- Source: Meinrada Josefa Benziger
Meinrada Josefa Benziger (22 January 1835 – 29 November 1908) was a Swiss businesswoman, publisher and philanthropist who managed a portion of the Benziger publishing house in Einsiedeln, Switzerland.
Early life and education
Meinrada Josefa Benziger was the seventh child of Karl Benziger and Anna Maria Meyer born in Einsiedeln, Switzerland. Her father was a politician and bookseller and, together with his brother Nikolaus Benziger, was a co-owner of the Benziger Verlag publishing house in Einsiedeln. After finishing her studies at Einsiedeln village schools, Meinrada received private education at home. From 1851 to 1853 she attended the boarding school of the Catholic female congregation of the Faithful Companions of Jesus in Carouge.
Personal life
In 1854, she married her first cousin, Nikolaus Benziger; they both belonged to "a cantonal elite." Nikolaus later served on the National Council and the Cantonal Council and the marriage kept the Benziger fortune intact. Altogether, her husband, three brothers Josef Karl Benziger, Martin Benziger and Joseph Nicholas Adelrich Benziger and two brothers-in-law worked with her in the family publishing house. Meinrada and Nikolaus had six children and, in time, their three sons joined them by working there.
Career
In the family business, Meinrada initially took on the accounting duties. Then, for almost 40 years, she managed the trade in Catholic devotional objects, an activity traditionally left in female hands at the family business, Benziger Verlag (a branch is now called RCL Benziger). She was also responsible for the production of rosaries, made by home workers called "Kettlerinnen." She worked with her husband on several business trips to Germany and France as the company expanded its range to Europe and the United States.
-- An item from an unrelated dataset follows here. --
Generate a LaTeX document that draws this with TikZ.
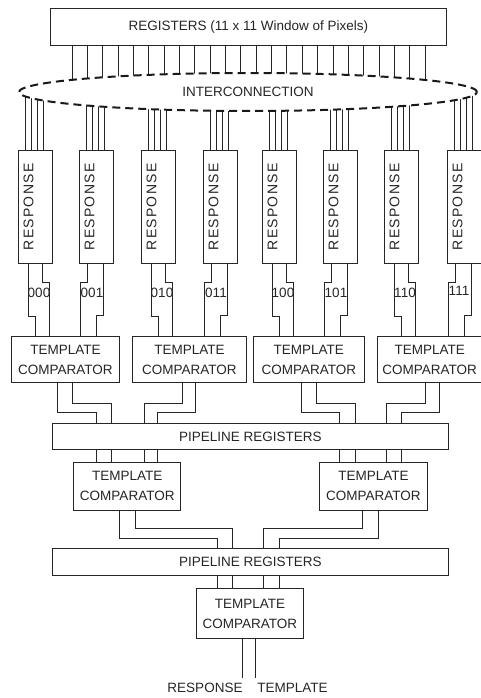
\documentclass[tikz,border=0pt]{standalone}
\usepackage{fontspec}
\setmainfont{Liberation Sans}
\newfontfamily\spacedfont[LetterSpace=9]{Liberation Sans}
\usetikzlibrary{shapes.geometric}
\pgfdeclarelayer{wires}
\pgfsetlayers{wires,main}

\begin{document}
\begin{tikzpicture}[x=1pt,y=-1pt,
  every node/.style={font=\fontsize{13.5}{20}\selectfont, inner sep=0pt, text=black!85},
  block/.style={draw=black!85, line width=0.9pt, anchor=north west, fill=white},
  comparator/.style={block, align=center, minimum height=46pt},
  pipeline/.style={block, minimum width=395.4pt},
  respbox/.style={block, minimum width=34pt, minimum height=113pt},
  resptext/.style={rotate=90, font=\spacedfont\fontsize{14}{16}\selectfont},
  wire/.style={draw=black!85, line width=0.9pt},
  bus/.style={draw=black!90, line width=2pt, dash pattern=on 8pt off 5pt}]
\useasboundingbox (0,0) rectangle (480,698);

% register file and interconnection network
\node[block, minimum width=396pt, minimum height=37pt] (reg) at (50,8)
  {REGISTERS (11 x 11 Window of Pixels)};
\node[ellipse, bus, fill=white, minimum width=458pt, minimum height=38pt] (ic) at (248,92)
  {INTERCONNECTION};

% response units
\foreach \i/\L in {1/18,2/79,3/141,4/203,5/262,6/323,7/384,8/447}{
  \node[respbox] (r\i) at (\L,150) {};
  \node[resptext] (rt\i) at ([xshift=-7pt]r\i.center) {RESPONSE};
}

% first stage comparators
\node[comparator, minimum width=108pt]   (tc1) at (11,336)    {TEMPLATE\\COMPARATOR};
\node[comparator, minimum width=114pt]   (tc2) at (132,336)   {TEMPLATE\\COMPARATOR};
\node[comparator, minimum width=111.3pt] (tc3) at (252.7,336) {TEMPLATE\\COMPARATOR};
\node[comparator, minimum width=105pt]   (tc4) at (376.7,336) {TEMPLATE\\COMPARATOR};

\node[pipeline, minimum height=26.6pt] (p1) at (52.3,422.7) {PIPELINE REGISTERS};

% second stage comparators
\node[comparator, minimum width=107pt, minimum height=48.3pt]   (tc5) at (73.3,461.7)  {TEMPLATE\\COMPARATOR};
\node[comparator, minimum width=107.4pt, minimum height=48.3pt] (tc6) at (319.3,461.7) {TEMPLATE\\COMPARATOR};

\node[pipeline, minimum height=27.3pt] (p2) at (52.3,547.7) {PIPELINE REGISTERS};

% final comparator
\node[comparator, minimum width=107.6pt, minimum height=50pt] (tc7) at (195.7,588.3) {TEMPLATE\\COMPARATOR};

% response codes
\foreach \i/\t/\dx/\dy in {1/000/21/29, 2/001/13/29, 3/010/21/29, 4/011/13/29,
                           5/100/21/29, 6/101/13/29, 7/110/21/29, 8/111/12/27}{
  \node (lab\i) at ([xshift=\dx*1pt, yshift=-\dy*1pt]r\i.south west) {\t};
}

% output names
\node (lr) at (205,688.3) {RESPONSE};
\node (lt) at (292.5,688.3) {TEMPLATE};

\begin{pgfonlayer}{wires}
  % register outputs into the interconnection
  \foreach \k in {0,...,23}{
    \coordinate (rw\k) at ([xshift={(22+15.35*\k)*1pt}]reg.south west);
    \draw[wire] (rw\k) -- (rw\k |- ic.center);
  }
  % interconnection into the response units
  \foreach \i in {1,...,8}{
    \foreach \o in {7,13,19,25}{
      \coordinate (iw) at ([xshift=\o*1pt]r\i.north west);
      \draw[wire] (iw) -- (iw |- ic.center);
    }
  }
  % response units into the first comparators (odd units jog right, even jog left)
  \foreach \i/\c in {1/tc1,3/tc2,5/tc3,7/tc4}{
    \draw[wire] ([xshift=10pt]r\i.south west) -- ++(0,53) -- ++(7,0) coordinate (t) -- (t |- \c.north);
    \draw[wire] ([xshift=24pt]r\i.south west) -- ++(0,19) -- ++(7,0) coordinate (t) -- (t |- \c.north);
  }
  \foreach \i/\c in {2/tc1,4/tc2,6/tc3,8/tc4}{
    \draw[wire] ([xshift=8pt]r\i.south west)  -- ++(0,19) -- ++(-7,0) coordinate (t) -- (t |- \c.north);
    \draw[wire] ([xshift=24pt]r\i.south west) -- ++(0,52) -- ++(-7,0) coordinate (t) -- (t |- \c.north);
  }
  % first comparators into the pipeline registers
  \draw[wire] ([xshift=46.7pt]tc1.south west) -- ++(0,30) -- ++(39,0)   coordinate (c1) -- (c1 |- p1.north);
  \draw[wire] ([xshift=61.7pt]tc1.south west) -- ++(0,21) -- ++(39,0)   coordinate (c2) -- (c2 |- p1.north);
  \draw[wire] ([xshift=50.7pt]tc2.south west) -- ++(0,21) -- ++(-38.7,0) coordinate (c3) -- (c3 |- p1.north);
  \draw[wire] ([xshift=63.7pt]tc2.south west) -- ++(0,30) -- ++(-38.4,0) coordinate (c4) -- (c4 |- p1.north);
  \draw[wire] ([xshift=48.3pt]tc3.south west) -- ++(0,30) -- ++(38.3,0)  coordinate (c5) -- (c5 |- p1.north);
  \draw[wire] ([xshift=64pt]tc3.south west)   -- ++(0,21) -- ++(38.3,0)  coordinate (c6) -- (c6 |- p1.north);
  \draw[wire] ([xshift=49pt]tc4.south west)   -- ++(0,21) -- ++(-39,0)   coordinate (c7) -- (c7 |- p1.north);
  \draw[wire] ([xshift=62.6pt]tc4.south west) -- ++(0,30) -- ++(-38.3,0) coordinate (c8) -- (c8 |- p1.north);
  % pipeline registers into the second comparators
  \foreach \c in {c1,c2,c3,c4}{ \draw[wire] (\c |- p1.south) -- (\c |- tc5.north); }
  \foreach \c in {c5,c6,c7,c8}{ \draw[wire] (\c |- p1.south) -- (\c |- tc6.north); }
  % second comparators into the pipeline registers
  \draw[wire] ([xshift=46pt]tc5.south west)   -- ++(0,27.3) -- ++(98,0)    coordinate (d1) -- (d1 |- p2.north);
  \draw[wire] ([xshift=61.7pt]tc5.south west) -- ++(0,17.3) -- ++(97.3,0)  coordinate (d2) -- (d2 |- p2.north);
  \draw[wire] ([xshift=43.4pt]tc6.south west) -- ++(0,17.3) -- ++(-99.4,0) coordinate (d3) -- (d3 |- p2.north);
  \draw[wire] ([xshift=59pt]tc6.south west)   -- ++(0,27.3) -- ++(-99.3,0) coordinate (d4) -- (d4 |- p2.north);
  \foreach \c in {d1,d2,d3,d4}{ \draw[wire] (\c |- p2.south) -- (\c |- tc7.north); }
  % final outputs
  \coordinate (outR) at ([xshift=46.6pt, yshift=-38.4pt]tc7.south west);
  \coordinate (outT) at ([xshift=59.6pt, yshift=-38.4pt]tc7.south west);
  \draw[wire] (outR |- tc7.south) -- (outR);
  \draw[wire] (outT |- tc7.south) -- (outT);
\end{pgfonlayer}
\end{tikzpicture}
\end{document}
Because of her husband's political positions, Benziger was called Mrs. National Councillor and later Mrs. Council of States by her contemporaries. She was also a benefactor of the poor. For more than 50 years, her philanthropy made her the leading figure in the local women's association, founded in 1846 by her older sister Katharina Steinauer-Benziger. Their organization, of which Meinrada was president from 1882, developed intense activities to aid the poor, care for the sick, train teachers and help women who could promote regional crafts and weave straw in Einsiedeln in the early 1850s.
She maintained extensive correspondence with family members and became a solid anchor in sometimes tense family relations. In 1886 and 1891 she traveled to the United States, where two of her sons and other relatives had set up subsidiaries of the publishing house in New York City and Cincinnati, Ohio.
She died in Einsiedeln on 29 November 1908, a few days after the death of her husband.